Nativa del Sudan, dove nasce nel 1869, viene rapita al’età di sette anni e venduta più volte sul mercato delle schiave; i suoi rapitori le danno il nome di Bakhita («fortunata»). Nel 1882 viene comprata a Kartum dal console Italiano Calisto Legnani che la affida alla famiglia di Augusto Michieli e diventa la bambinaia della figlia: quando la famiglia Michieli si sposta sul Mar Rosso, Bakhita resta con la loro bambina presso le Suore Canossiane di Venezia. Qui ha la possibilità di conoscere la fede cristiana e nel 1893, dopo un intenso cammino, decide di farsi suora canossiana per servire Dio che le aveva dato tante prove del suo amore. È stata canonizzata da san Giovanni Paolo II nel 2000.

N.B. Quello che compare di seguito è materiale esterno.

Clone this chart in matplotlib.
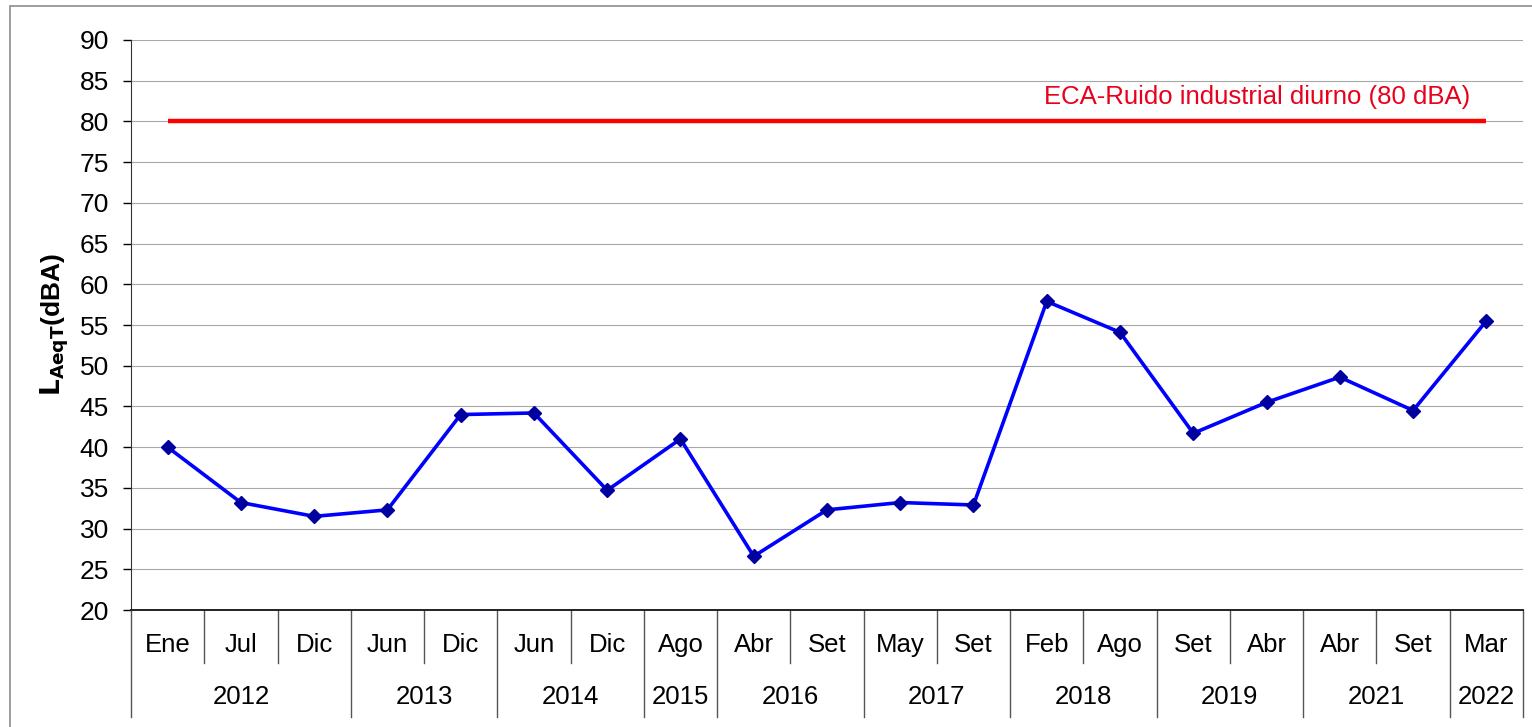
import matplotlib.pyplot as plt
from matplotlib.patches import Rectangle

plt.rcParams['font.family'] = ['Liberation Sans', 'DejaVu Sans']

# months (first level) and years (second level)
meses = ['Ene', 'Jul', 'Dic', 'Jun', 'Dic', 'Jun', 'Dic', 'Ago', 'Abr', 'Set',
         'May', 'Set', 'Feb', 'Ago', 'Set', 'Abr', 'Abr', 'Set', 'Mar']
anios = ['2012', '2013', '2014', '2015', '2016', '2017', '2018', '2019', '2021', '2022']
meses_por_anio = [3, 2, 2, 1, 2, 2, 2, 2, 2, 1]

laeqt = [40.0, 33.2, 31.5, 32.3, 44.0, 44.2, 34.7, 41.0, 26.6, 32.3,
         33.2, 32.9, 57.9, 54.1, 41.7, 45.5, 48.6, 44.5, 55.5]
eca = [80] * len(meses)
eca_label = 'ECA-Ruido industrial diurno (80 dBA)'

fig = plt.figure(figsize=(15.32, 7.27), dpi=100)
ax = fig.add_axes([0.0855, 0.1609, 0.9086, 0.7841])

x = list(range(len(meses)))
ax.plot(x, eca, color='#ff0000', lw=3.2, zorder=3, solid_capstyle='butt')
ax.plot(x, laeqt, color='#0000ff', lw=2.6, marker='D', markersize=7.5,
        markerfacecolor='#0000a0', markeredgecolor='#0000a0', zorder=4)
ax.text(17.78, 83.0, eca_label, color='#e8001c', fontsize=18.5, ha='right', va='center')

ax.set_xlim(-0.5, len(meses) - 0.5)
ax.set_ylim(20, 90)
ax.set_yticks(range(20, 91, 5))
ax.yaxis.grid(True, color='#a8a8a8', lw=0.8)
ax.set_axisbelow(True)
ax.tick_params(axis='y', labelsize=19, length=6, width=1, pad=10, direction='out')
ax.set_xticks([])
for s in ['top', 'right']:
    ax.spines[s].set_visible(False)
ax.spines['left'].set_color('#333333')
ax.spines['bottom'].set_color('#222222')
ax.spines['bottom'].set_linewidth(1.4)

ax.set_ylabel(r'$\mathbf{L_{AeqT}}$(dBA)', fontsize=19, fontweight='bold', labelpad=6)

# two level category axis
trans = ax.get_xaxis_transform()
for i, m in enumerate(meses):
    ax.text(i, -0.061, m, transform=trans, ha='center', va='center', fontsize=18.5)

bordes = [0]
for n in meses_por_anio:
    bordes.append(bordes[-1] + n)
for i in range(len(meses) + 1):
    y0 = -0.188 if i in bordes else -0.093
    ax.plot([i - 0.5, i - 0.5], [0, y0], transform=trans, color='#555555',
            lw=1.0, clip_on=False)
for k, a in enumerate(anios):
    c = (bordes[k] + bordes[k + 1] - 1) / 2
    ax.text(c, -0.153, a, transform=trans, ha='center', va='center', fontsize=18.5)

fig.patches.append(Rectangle((0.0065, -0.01), 1.0, 1.0017, transform=fig.transFigure,
                             fill=False, edgecolor='#8c8c8c', lw=1.2))

fig.savefig('out.png', dpi=100)
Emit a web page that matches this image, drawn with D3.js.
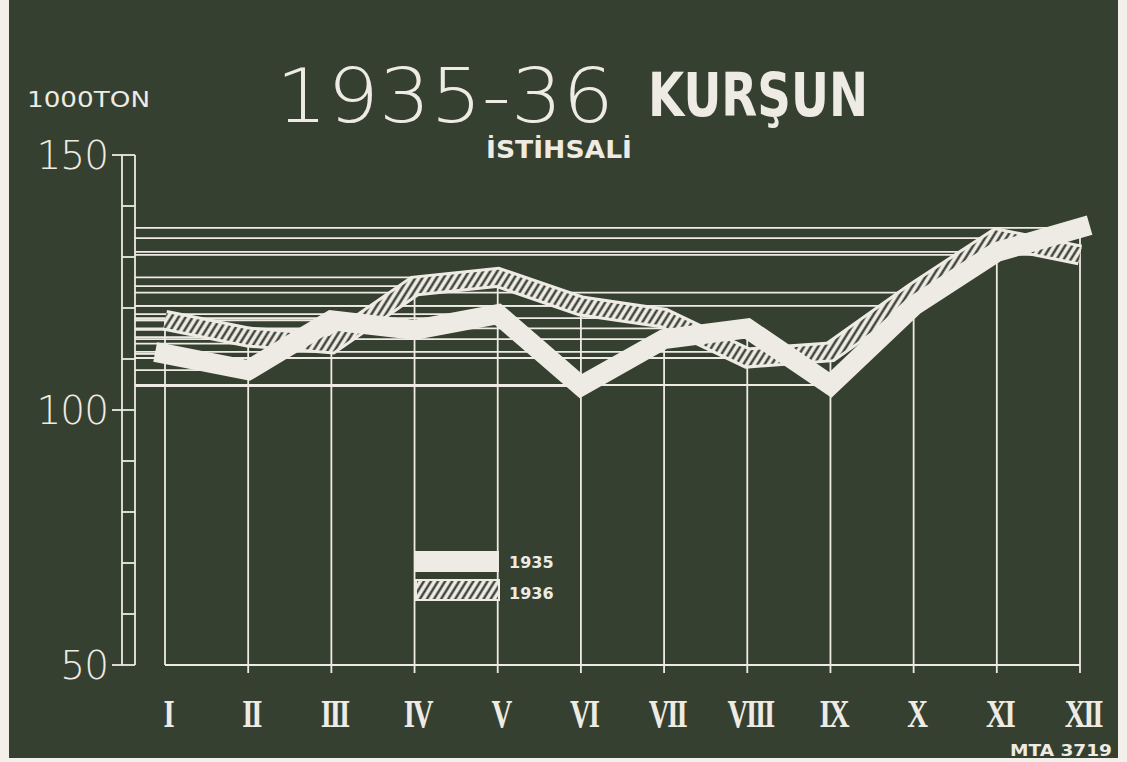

A ben spiegare il tutto è stata Madre Maria Carla Frison all’inizio della messa al Duomo: “Nel clima sinodale che la Chiesa ci invita a vivere ascoltandoci tutti, abbiamo guardato a Madre Bakhita per cogliere la segreta ricchezza del suo cuore che non aveva il tempo di ascoltare sé stessa per accogliere gli altri. Madre Bakhita tornando al Padre 75 anni fa ci ha promesso un ascolto dal Cielo, se il Signore gliel’avrebbe concesso; ma il suo fu pure un ascolto del cuore di chi a lei si rivolgeva; un ascolto per indicare la misura più alta, a chi le confidava preoccupazioni; un ascolto operoso e discreto; ed ancora: un ascolto efficace e gioioso, pronto ad accogliere i minimi desideri; ascolto della Parola di Dio, con cui si intratteneva e donava; un ascolto fatto preghiera e annuncio, quando indicava alle fanciulle “el Paron”; un ascolto con deferenza e rispetto, se cercata da chi la voleva conoscere; un ascolto di riparazione, per chiedere misericordia, offrendo le sue sofferenze. Abbiamo visto in lei non ciò che faceva ma di chi si occupava. Dall’ascolto nasce la cura di ciascuno, perché la sua occupazione era amare Dio, amarlo ascoltando, accogliendo tutti col cuore stesso di Dio”.
Padre Carlassare, visibilmente commosso, ha accennato anche al suo attentato subito nella notte del 25 aprile 2021 — trenta minuti dopo la mezzanotte — quando hanno fanno irruzione nella sua canonica due uomini armati che prima lo hanno picchiato e poi gli hanno sparato quattro colpi di arma da fuoco raggiungendolo alle gambe. Ferito, in condizioni non gravi, il missionario era stato prima ricoverato nell’ospedale gestito dal Cuamm di Rumbek, e successivamente trasferito in quello della capitale Giuba e infine a Nairobi. “Spero di poter tornar presto in Sud Sudan e stasera chiedo a Bakhita la grazia di saper perdonare e mettermi in ginocchio davanti a chi mi ha fatto del male come avrebbe fatto lei con i suoi rapitori e i suoi padroni. L’amore viene da Dio e se non perdoniamo non possiamo dirci discepoli del Maestro di Nazareth”.
Nel contesto delle preghiere dei fedeli ha preso la parola anche il presidente dell’Associazione Bakhita Schio-Sudan, Gianfrancesco Sartori: “Bakhita, spezza le catene di questa prigionia che è il Covid che ci ha tarpato le ali; ridonaci tu l’entusiasmo per ripartire”.
Al Santuario di Bakhita ha fatto sosta nel pomeriggio di ieri l’attrice senegalese Fatou Kine Boye, che ha interpretato Bakhita in “Bakhita – La santa africana”, miniserie TV del 2009 diretta da Giacomo Campiotti. Da ventun anni in Italia, Fatou, oggi 43 enne e commessa in un negozio d’ abbigliamento a Roma, aveva spiegato a suo tempo: «In Senegal ci sono più musulmani che cattolici, ma viviamo in pace. Per me sono religioni in fondo uguali, entrambe credono in Dio. Prima di questa fiction non ero mai entrata in una chiesa. Mi sono molto emozionata quando in quella di Schio ho visto il corpo imbalsamato di Bakhita”.